__The exercise__
Find the string "matplotlib" in the data, then copy every line where it is found.

__Dataset extract__
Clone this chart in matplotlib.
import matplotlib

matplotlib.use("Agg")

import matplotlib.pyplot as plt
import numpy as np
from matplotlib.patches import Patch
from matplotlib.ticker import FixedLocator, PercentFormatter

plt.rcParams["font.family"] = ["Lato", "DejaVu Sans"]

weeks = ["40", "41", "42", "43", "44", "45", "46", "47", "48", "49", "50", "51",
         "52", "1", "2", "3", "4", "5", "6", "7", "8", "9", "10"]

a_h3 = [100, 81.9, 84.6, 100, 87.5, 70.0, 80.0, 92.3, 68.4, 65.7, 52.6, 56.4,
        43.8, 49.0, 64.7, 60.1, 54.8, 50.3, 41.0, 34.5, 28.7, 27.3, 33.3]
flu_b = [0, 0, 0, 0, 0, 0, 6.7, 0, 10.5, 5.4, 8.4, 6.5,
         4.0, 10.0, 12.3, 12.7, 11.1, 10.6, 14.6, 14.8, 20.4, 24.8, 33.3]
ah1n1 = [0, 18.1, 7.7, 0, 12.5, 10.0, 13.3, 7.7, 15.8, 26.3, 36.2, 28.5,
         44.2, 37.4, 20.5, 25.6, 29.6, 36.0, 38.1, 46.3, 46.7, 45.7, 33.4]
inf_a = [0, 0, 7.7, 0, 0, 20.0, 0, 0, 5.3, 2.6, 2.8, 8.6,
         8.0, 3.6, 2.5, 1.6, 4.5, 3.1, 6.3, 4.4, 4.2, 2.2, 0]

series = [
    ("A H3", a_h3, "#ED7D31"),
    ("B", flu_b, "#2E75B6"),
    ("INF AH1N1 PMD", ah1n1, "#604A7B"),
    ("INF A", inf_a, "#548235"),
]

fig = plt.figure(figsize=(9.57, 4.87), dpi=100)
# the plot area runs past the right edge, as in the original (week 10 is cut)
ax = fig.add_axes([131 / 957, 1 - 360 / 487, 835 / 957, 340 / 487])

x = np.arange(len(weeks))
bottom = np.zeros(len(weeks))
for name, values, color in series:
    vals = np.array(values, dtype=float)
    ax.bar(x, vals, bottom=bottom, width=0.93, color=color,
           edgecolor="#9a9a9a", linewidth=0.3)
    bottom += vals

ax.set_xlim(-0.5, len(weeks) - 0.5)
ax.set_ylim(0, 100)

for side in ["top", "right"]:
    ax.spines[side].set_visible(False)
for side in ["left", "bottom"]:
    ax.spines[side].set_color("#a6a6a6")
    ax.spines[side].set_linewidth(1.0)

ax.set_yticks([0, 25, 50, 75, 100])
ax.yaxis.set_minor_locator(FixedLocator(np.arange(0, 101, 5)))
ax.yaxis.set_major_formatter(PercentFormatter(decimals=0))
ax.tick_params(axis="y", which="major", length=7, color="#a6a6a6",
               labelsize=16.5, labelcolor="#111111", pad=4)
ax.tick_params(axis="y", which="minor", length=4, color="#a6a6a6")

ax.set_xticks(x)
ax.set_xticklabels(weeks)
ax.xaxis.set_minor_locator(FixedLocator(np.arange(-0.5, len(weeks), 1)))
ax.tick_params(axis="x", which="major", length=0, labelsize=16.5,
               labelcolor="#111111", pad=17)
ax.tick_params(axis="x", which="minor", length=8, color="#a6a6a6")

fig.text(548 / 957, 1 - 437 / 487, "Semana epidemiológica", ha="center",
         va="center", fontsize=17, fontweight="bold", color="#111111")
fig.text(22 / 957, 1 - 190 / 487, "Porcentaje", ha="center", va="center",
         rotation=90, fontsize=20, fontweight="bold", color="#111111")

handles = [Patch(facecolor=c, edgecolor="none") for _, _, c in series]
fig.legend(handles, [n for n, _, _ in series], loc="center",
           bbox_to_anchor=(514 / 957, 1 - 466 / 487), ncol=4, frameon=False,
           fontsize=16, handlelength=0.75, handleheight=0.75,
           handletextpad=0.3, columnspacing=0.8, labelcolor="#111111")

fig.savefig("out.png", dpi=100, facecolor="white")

__Exercise response__
Clone this chart in matplotlib.
import matplotlib
matplotlib.use("Agg")
import matplotlib.pyplot as plt
from matplotlib.patches import Patch
from matplotlib.ticker import FixedLocator, PercentFormatter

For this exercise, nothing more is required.